自由媒体流と多孔質媒体流のための新しいマルチフィジックスインターフェースにより, 非多孔質領域内の層流とダルシーの法則でモデル化された多孔質領域内の流れを接続することができます. この機能により, 生体組織, マイクロスケールのろ過, 電気化学セル, 浸透などのアプリケーションの流れのモデリングが可能になります. 非多孔質領域と多孔質領域の界面には, 自由流れ境界条件, すべりなし, 連続接線速度, Beavers-Joseph, Beavers-Joseph-Saffman, および粘性すべりを適用することができます. なお, 以前から利用可能であった 自由および多孔質媒体流れインターフェースは, 自由および多孔質媒体流れ (ブリンクマン) に名称が変更されました.

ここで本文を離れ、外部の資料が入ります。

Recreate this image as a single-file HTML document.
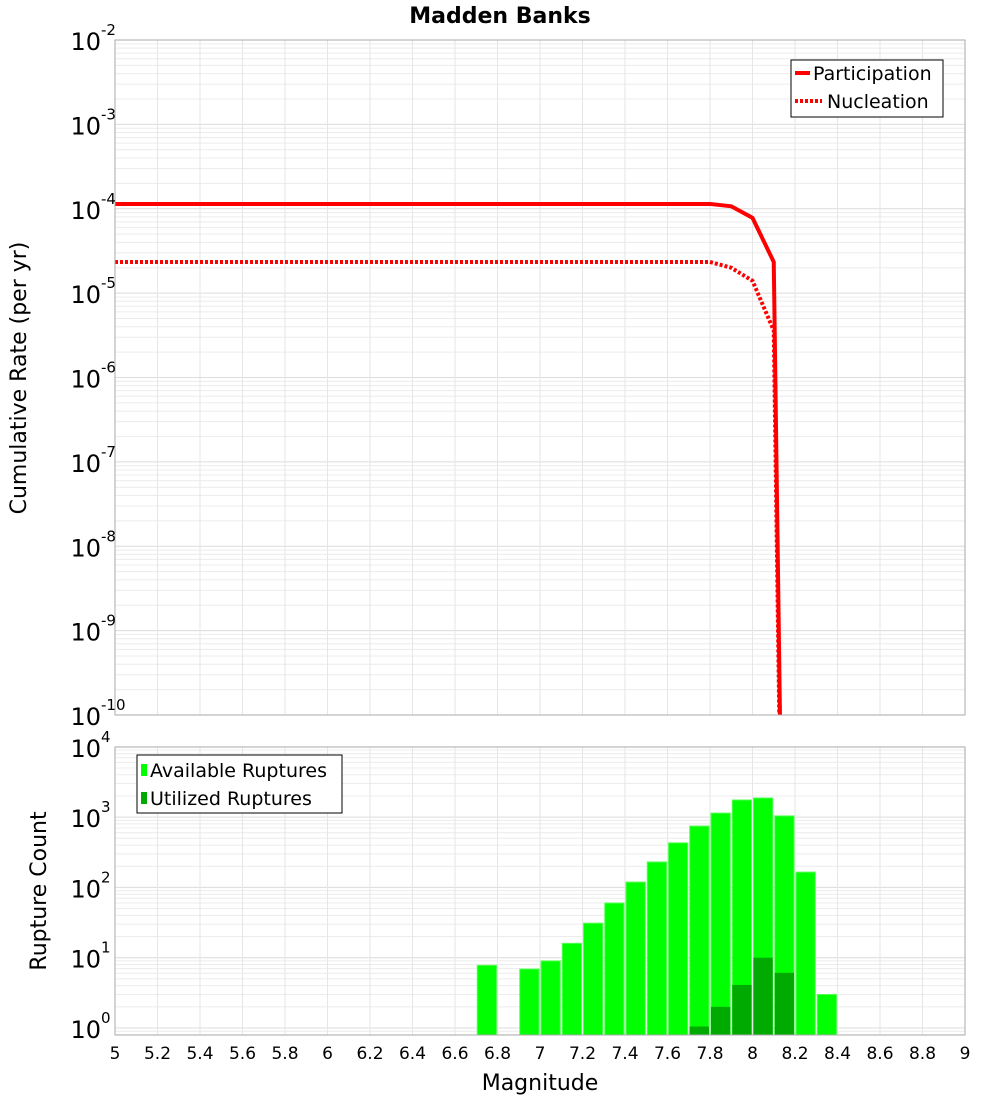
<!DOCTYPE html>
<html><head><meta charset="utf-8"><style>
body{margin:0;background:#fff;font-family:"DejaVu Sans","Liberation Sans",sans-serif}
svg text{font-family:"DejaVu Sans","Liberation Sans",sans-serif}
</style></head><body>
<svg id="chart" width="1000" height="1100" xmlns="http://www.w3.org/2000/svg">
<text x="500" y="23" text-anchor="middle" font-size="22" font-weight="bold">Madden Banks</text>
<g id="topg"></g><g id="botg"></g>
<text transform="translate(26,378) rotate(-90)" text-anchor="middle" font-size="22">Cumulative Rate (per yr)</text>
<text transform="translate(46,891) rotate(-90)" text-anchor="middle" font-size="22">Rupture Count</text>
<text x="540" y="1090" text-anchor="middle" font-size="22">Magnitude</text>
<g>
<rect x="791" y="60" width="152" height="57" fill="#fff" stroke="#000"/>
<line x1="795" y1="73" x2="810" y2="73" stroke="red" stroke-width="4"/>
<text x="813" y="80" font-size="19">Participation</text>
<line x1="795" y1="101" x2="822" y2="101" stroke="red" stroke-width="4" stroke-dasharray="3,2"/>
<text x="827" y="108" font-size="19">Nucleation</text>
</g>
<g>
<rect x="137" y="755" width="205" height="58" fill="#fff" stroke="#000"/>
<rect x="141" y="764" width="6" height="12" fill="#00ff00"/>
<text x="150" y="777" font-size="19">Available Ruptures</text>
<rect x="141" y="792" width="6" height="12" fill="#00aa00"/>
<text x="150" y="805" font-size="19">Utilized Ruptures</text>
</g>
</svg>
<script>
const mags=[5.0,5.1,5.2,5.3,5.4,5.5,5.6,5.7,5.8,5.9,6.0,6.1,6.2,6.3,6.4,6.5,6.6,6.7,6.8,6.9,7.0,7.1,7.2,7.3,7.4,7.5,7.6,7.7,7.8,7.9,8.0,8.1,8.2];
const participation=[1.14e-4,1.14e-4,1.14e-4,1.14e-4,1.14e-4,1.14e-4,1.14e-4,1.14e-4,1.14e-4,1.14e-4,1.14e-4,1.14e-4,1.14e-4,1.14e-4,1.14e-4,1.14e-4,1.14e-4,1.14e-4,1.14e-4,1.14e-4,1.14e-4,1.14e-4,1.14e-4,1.14e-4,1.14e-4,1.14e-4,1.14e-4,1.14e-4,1.14e-4,1.07e-4,7.8e-5,2.34e-5,1e-23];
const nucleation=[2.34e-5,2.34e-5,2.34e-5,2.34e-5,2.34e-5,2.34e-5,2.34e-5,2.34e-5,2.34e-5,2.34e-5,2.34e-5,2.34e-5,2.34e-5,2.34e-5,2.34e-5,2.34e-5,2.34e-5,2.34e-5,2.34e-5,2.34e-5,2.34e-5,2.34e-5,2.34e-5,2.34e-5,2.34e-5,2.34e-5,2.34e-5,2.34e-5,2.34e-5,2.0e-5,1.4e-5,3.6e-6,1e-23];
const binMags=[6.7,6.9,7.0,7.1,7.2,7.3,7.4,7.5,7.6,7.7,7.8,7.9,8.0,8.1,8.2,8.3];
const available=[7.8,6.9,9,16,31,60,119,230,430,745,1140,1750,1870,1040,165,3.0];
const utilized=[0,0,0,0,0,0,0,0,0,1.05,2,4.1,10,6.1,0,0];
const xTicks=["5","5.2","5.4","5.6","5.8","6","6.2","6.4","6.6","6.8","7","7.2","7.4","7.6","7.8","8","8.2","8.4","8.6","8.8","9"];
const topExp=[-2,-3,-4,-5,-6,-7,-8,-9,-10];
const botExp=[4,3,2,1,0];

const NS="http://www.w3.org/2000/svg";
const L=115,R=965;
const X=m=>L+(m-5)*(R-L)/4;
const T0=40,T1=715;
const YT=v=>T0+(-2-Math.log10(v))*(T1-T0)/8;
const B0=747,B1=1035,BD=70.3,Bone=1028;
const YB=v=>Bone-Math.log10(v)*BD;
function el(p,t,a){const e=document.createElementNS(NS,t);for(const k in a)e.setAttribute(k,a[k]);p.appendChild(e);return e;}
const topG=document.getElementById('topg'),botG=document.getElementById('botg');
const defs=el(document.getElementById('chart'),'defs',{});
const c1=el(defs,'clipPath',{id:'ct'});el(c1,'rect',{x:L,y:T0,width:R-L,height:T1-T0});
const c2=el(defs,'clipPath',{id:'cb'});el(c2,'rect',{x:L,y:B0,width:R-L,height:B1-B0});
function grid(g,y0,y1,yf,lo,hi){
  for(let e=lo;e<hi;e++)for(let k=1;k<10;k++){const y=yf(k*Math.pow(10,e));if(y<y0-0.5||y>y1+0.5)continue;
    const l=el(g,'line',{x1:L,x2:R,y1:y,y2:y,stroke:k===1?'#dcdcdc':'#ececec','stroke-width':1});
    
    }
  xTicks.forEach(t=>{const x=X(parseFloat(t));const l=el(g,'line',{x1:x,x2:x,y1:y0,y2:y1,stroke:'#e6e6e6'});
    
    });
}
grid(topG,T0,T1,YT,-10,-1);
grid(botG,B0,B1,YB,-1,4);
function line(arr,dash,name){const pts=mags.map((m,i)=>X(m)+','+YT(arr[i])).join(' ');
  const p=el(topG,'polyline',{points:pts,fill:'none',stroke:'#ff0000','stroke-width':4,'clip-path':'url(#ct)'});
  if(dash)p.setAttribute('stroke-dasharray','3,2');
  
  }
line(nucleation,true,'nucleation-line');
line(participation,false,'participation-line');
binMags.forEach((m,i)=>{const x=X(m)+1,w=X(m+0.1)-X(m)-2;
  if(available[i]>0){const y=YB(available[i]);const r=el(botG,'rect',{x:x,y:y,width:w,height:B1-y,fill:'#00ff00',stroke:'#55ff55','stroke-width':1,'clip-path':'url(#cb)'});
    
    }
  if(utilized[i]>0){const y=YB(utilized[i]);const r=el(botG,'rect',{x:x,y:y,width:w,height:B1-y,fill:'#00aa00','clip-path':'url(#cb)'});
    
    }
});
el(topG,'rect',{x:L,y:T0,width:R-L,height:T1-T0,fill:'none',stroke:'#aaa'});
el(botG,'rect',{x:L,y:B0,width:R-L,height:B1-B0,fill:'none',stroke:'#aaa'});
function ylab(g,y,e,name){const t=el(g,'text',{x:101,y:y+10,'text-anchor':'end','font-size':24});t.textContent='10';
  
  
  const s=el(g,'text',{x:101,y:y-5,'font-size':15});s.textContent=String(e);
  
  }
topExp.forEach(e=>ylab(topG,YT(Math.pow(10,e)),e,'top-y-tick-label'));
botExp.forEach(e=>ylab(botG,YB(Math.pow(10,e)),e,'bottom-y-tick-label'));
xTicks.forEach(t=>{const x=X(parseFloat(t));const tx=el(botG,'text',{x:x,y:1059,'text-anchor':'middle','font-size':17});tx.textContent=t;
  
  });
</script>
</body></html>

The COMSOL Multiphysics UI showing the Model Builder with the Free and Porous Media Flow Coupling node highlighted, the corresponding Settings window, and a nozzle model in the Graphics window.
流量の異なる3本のパイプからの流れは, 多孔質フィルター内で均一化され, 収束ノズルを通って四角い流路に入ります.

流れの初期化とヘレショー流れ

ポテンシャル流れセクションの下の新しい非圧縮性ポテンシャル流れインターフェースが流体流れブランチに追加されました. ソレノイド的であると同時に非回転的である流れは, 非圧縮性のポテンシャル流れとして表すことができ, 多くのシナリオで, このアプローチは, 迅速に求解できる適度に正確な近似を提供します. このインターフェースは, 回転効果を含むより複雑な流体の流れモデルの初期値を取得するために使用することもできます. さらに, ポテンシャル流れを使用して, たとえば, ヘレショーセル内の平行板間のクリーピング流をモデル化することができます.

The COMSOL Multiphysics UI showing the Model Builder with the Incompressible Potential Flow node highlighted, the corresponding Settings window, and a Hele-Shaw model in the Graphics window.
ヘレショーセル内の流れ. 上の図に示す求解解は非圧縮ポテンシャル流れインターフェースを使用して得られ, 下の図に示す求解はクリープ流れインターフェースを使用して得られます. ポテンシャル流れのシミュレーションは18秒で完了しますが, クリープ流れのシミュレーションには25分かかります.